CUATRO Y lo de Lagerfeld –con un saltito a la súbita y fulminante muerte de la formidable cofundadora del imperio textil Zara & Co.– le recuerda a Rodríguez que el otro día siguió a una gorra flúo y acabó engullido desembocando en un parque acuático donde se celebraba el día grande del Circuit Festival: el mayor encuentro continental de gays y lesbianas y bisexuales y transexuales. Estéticos y extáticos. Levité para todos y para todas. Juntos. Ahora. Con el nuevo y muy exitoso disco de los Pet Shop Boys, Electric, inesperadamente festivo luego del introspectivo y reciente Elysium. ¿Irá próximamente la princesa Letizia a algún concierto de los Pet Shop Boys sin el príncipe Felipe? ¿Serán ciertos los rumores de que su amor real se ha marchitado por falta de agua natural o exceso de pompa jabonosa? “¿Qué me importa?”, piensa Rodríguez. “Nada”, se contesta nadando y bailando y volando en el acuático y tan de moda flyboard.

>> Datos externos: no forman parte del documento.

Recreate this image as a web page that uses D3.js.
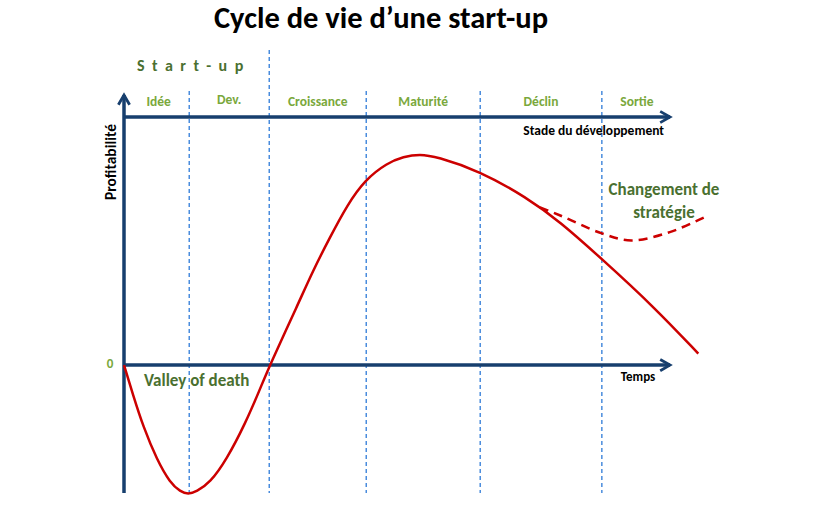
<!DOCTYPE html>
<html><head><meta charset="utf-8">
<script src="https://cdn.jsdelivr.net/npm/d3@7"></script>
<style>body{margin:0;background:#fff}svg{display:block}</style>
</head><body><svg id="c" width="816" height="515"></svg>
<script>
// ---- data ----
const stages = ["Idée", "Dev.", "Croissance", "Maturité", "Déclin", "Sortie"];
const stageBounds = [0, 11.9, 26.5, 44.2, 65.0, 87.2, 100];
const curveT = [0, 1.7, 3.5, 6.0, 8.4, 10.3, 11.7, 13.2, 15.7, 18.7, 22.1, 24.8, 26.6, 31.8, 34.5, 37.6, 40.7, 44.0, 48.0, 51.0, 54.0, 57.0, 64.8, 73.5, 79.6, 87.2, 96.6, 104.8];
const curveV = [0, -24, -48, -74, -92, -99, -101, -99, -92, -74, -46, -19, 0, 48, 74, 100, 125, 145, 158, 163, 165, 163, 152, 131, 112, 83, 46, 9];
const altT = [75.9, 79.6, 87.2, 92.6, 99.6, 106.6];
const altV = [123.4, 117, 103, 97.5, 104, 117];

const svg = d3.select("#c");
const x = d3.scaleLinear().domain([0, 100]).range([124, 672]);
const y = d3.scaleLinear().domain([-100, 194]).range([493, 117]);
const font = "Calibri, Carlito, Lato, 'Open Sans', sans-serif";
const axisCol = "#173F6E", gridCol = "#2F7BD8", red = "#CC0000";
const dkGreen = "#4A7030", ltGreen = "#7AA83C";

svg.append("defs").append("marker").attr("id","arr").attr("viewBox","0 0 10 10")
  .attr("refX",8).attr("refY",5).attr("markerWidth",4).attr("markerHeight",4)
  .attr("orient","auto").append("path").attr("d","M1,1 L8,5 L1,9")
  .attr("fill","none").attr("stroke",axisCol).attr("stroke-width",2);

// stage dividers
stageBounds.slice(1, -1).forEach((b, i) => {
  svg.append("line").attr("x1", x(b)).attr("x2", x(b))
    .attr("y1", i === 1 ? 50 : 91).attr("y2", y(-100))
    .attr("stroke", gridCol).attr("stroke-width", 1.3).attr("stroke-dasharray", "4,3");
});

// axes
svg.append("line").attr("x1", x(0)).attr("x2", x(0)).attr("y1", y(-100)).attr("y2", 95)
  .attr("stroke", axisCol).attr("stroke-width", 3.5).attr("marker-end", "url(#arr)");
svg.append("line").attr("x1", x(0)).attr("x2", x(100) - 2).attr("y1", y(194)).attr("y2", y(194))
  .attr("stroke", axisCol).attr("stroke-width", 3.5).attr("marker-end", "url(#arr)");
svg.append("line").attr("x1", x(0)).attr("x2", x(100) - 2).attr("y1", y(0)).attr("y2", y(0))
  .attr("stroke", axisCol).attr("stroke-width", 3.5).attr("marker-end", "url(#arr)");

// curves
const line = d3.line().x(d => x(d[0])).y(d => y(d[1])).curve(d3.curveBasis);
const altLine = d3.line().x(d => x(d[0])).y(d => y(d[1])).curve(d3.curveCatmullRom.alpha(0.5));
svg.append("path").datum(altT.map((t, i) => [t, altV[i]])).attr("d", altLine)
  .attr("fill", "none").attr("stroke", red).attr("stroke-width", 2.5).attr("stroke-dasharray", "9,6");
svg.append("path").datum(curveT.map((t, i) => [t, curveV[i]])).attr("d", line)
  .attr("fill", "none").attr("stroke", red).attr("stroke-width", 2.5);

// stage labels
stages.forEach((s, i) => {
  svg.append("text").attr("x", x((stageBounds[i] + stageBounds[i + 1]) / 2) + (i === 0 ? 2 : 0))
    .attr("y", i === 1 ? 104 : 106).attr("text-anchor", "middle")
    .attr("font-family", font).attr("font-weight", "bold").attr("font-size", 13.5)
    .attr("fill", ltGreen).text(s);
});

// texts
svg.append("text").attr("x", 381).attr("y", 28).attr("text-anchor", "middle")
  .attr("font-family", font).attr("font-weight", "bold").attr("font-size", 30.5)
  .attr("fill", "#000").text("Cycle de vie d’une start-up");
svg.append("text").attr("x", 137).attr("y", 71)
  .attr("font-family", font).attr("font-weight", "bold").attr("font-size", 16)
  .attr("letter-spacing", 7.5).attr("fill", dkGreen).text("Start-up");
svg.append("text").attr("x", 664).attr("y", 135).attr("text-anchor", "end")
  .attr("font-family", font).attr("font-weight", "bold").attr("font-size", 13.5)
  .attr("fill", "#000").text("Stade du développement");
svg.append("text").attr("x", 638).attr("y", 381).attr("text-anchor", "middle")
  .attr("font-family", font).attr("font-weight", "bold").attr("font-size", 13)
  .attr("fill", "#000").text("Temps");
svg.append("text").attr("transform", "translate(116,162) rotate(-90)").attr("text-anchor", "middle")
  .attr("font-family", font).attr("font-weight", "bold").attr("font-size", 15.5)
  .attr("fill", "#000").text("Profitabilité");
svg.append("text").attr("x", 110).attr("y", 368).attr("text-anchor", "middle")
  .attr("font-family", font).attr("font-weight", "bold").attr("font-size", 13)
  .attr("fill", ltGreen).text("0");
svg.append("text").attr("x", 144).attr("y", 386)
  .attr("font-family", font).attr("font-weight", "bold").attr("font-size", 17)
  .attr("fill", dkGreen).text("Valley of death");
svg.append("text").attr("x", 664).attr("y", 195).attr("text-anchor", "middle")
  .attr("font-family", font).attr("font-weight", "bold").attr("font-size", 17)
  .attr("fill", dkGreen).text("Changement de");
svg.append("text").attr("x", 664).attr("y", 218).attr("text-anchor", "middle")
  .attr("font-family", font).attr("font-weight", "bold").attr("font-size", 17)
  .attr("fill", dkGreen).text("stratégie");
</script></body></html>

CINCO De regreso, Rodríguez pasa por las calles decoradas para las fiestas del barrio de Gràcia. Una ha elegido vestirse de Angry Birds. Y –por la noche, en las noticias– la llegada de los testigos de alta graduación del Partido Popular para declarar sobre el Caso Bárcenas. Afuera, detrás de vallas, la gente los espera como si fuesen los muy angry pájaros de Hitchcock. Les gritan de todo y todos ellos –secretaria y ex secretarios generales del partido– entran sonriendo a los juzgados habiendo declarado más o menos lo mismo. De entrada: “Por fin tendré la oportunidad de decir la verdad” o algo por el estilo antes de, bajo juramento, lanzar una sucesión de “No recuerdo”. Lagunas de memoria. Charcos de olvido. Como si el pasado se evaporara bajo la luz omnipresente de los reflectores y de las cámaras. Palabras que Bruce Lee jamás pronunciaría. Mucho más interesante es lo que dice Luis Bárcenas desde su celda en Soto del Real. Bárcenas se ha convertido en una cruza de Conde de Montecristo con Hannibal Lecter: alguien que no para de pensar en un “ya van a ver cuando salga” mientras mueve sus fichas entre rejas y –a partir de declaraciones judiciales a puertas cerradas que ahora empiezan a hacerse públicas– emitir dichos dignos del mejor alumno shaolín como “No me gusta que la mano izquierda sepa lo que hace la mano derecha”. Bárcenas dice esto (o se dice que lo dijo) en el momento justo, cuando corresponde: porque se festeja el Día Internacional de los Zurdos. Y Rodríguez alza su zurda y da un trago más y más largo de Levité. El informe explica que a los niños zurdos les cuesta más escribir y cortar y usar reglas y sacapuntas. Y, a los adultos, todo eso y, además, disparar pistolas. Lo que recuerda a Rodríguez que se emite el primero de los últimos episodios de Breaking Bad. Su serie favorita. Nada más refrescante que ver cómo un tipo bueno y golpeado florece en una bestia implacable y castigadora. Walter White vuelve para irse y ahí está Rodríguez. Siguiendo su sombrero negro. Pero una cosa es segura: como pide el poster de la última temporada, Rodríguez no olvidará el nombre de El Heisenberg. Va a extrañarlo, va a llorarlo. Y en algún lado Rodríguez se enteró de que todos los fluidos humanos –semen, sudor, flujo, saliva– las lágrimas son las únicas que no incluyen ADN a identificar y singularizar. Todos somos iguales cuando lloramos. Lágrimas en la lluvia. Afuera, por fin, llueve. Poco. Leve.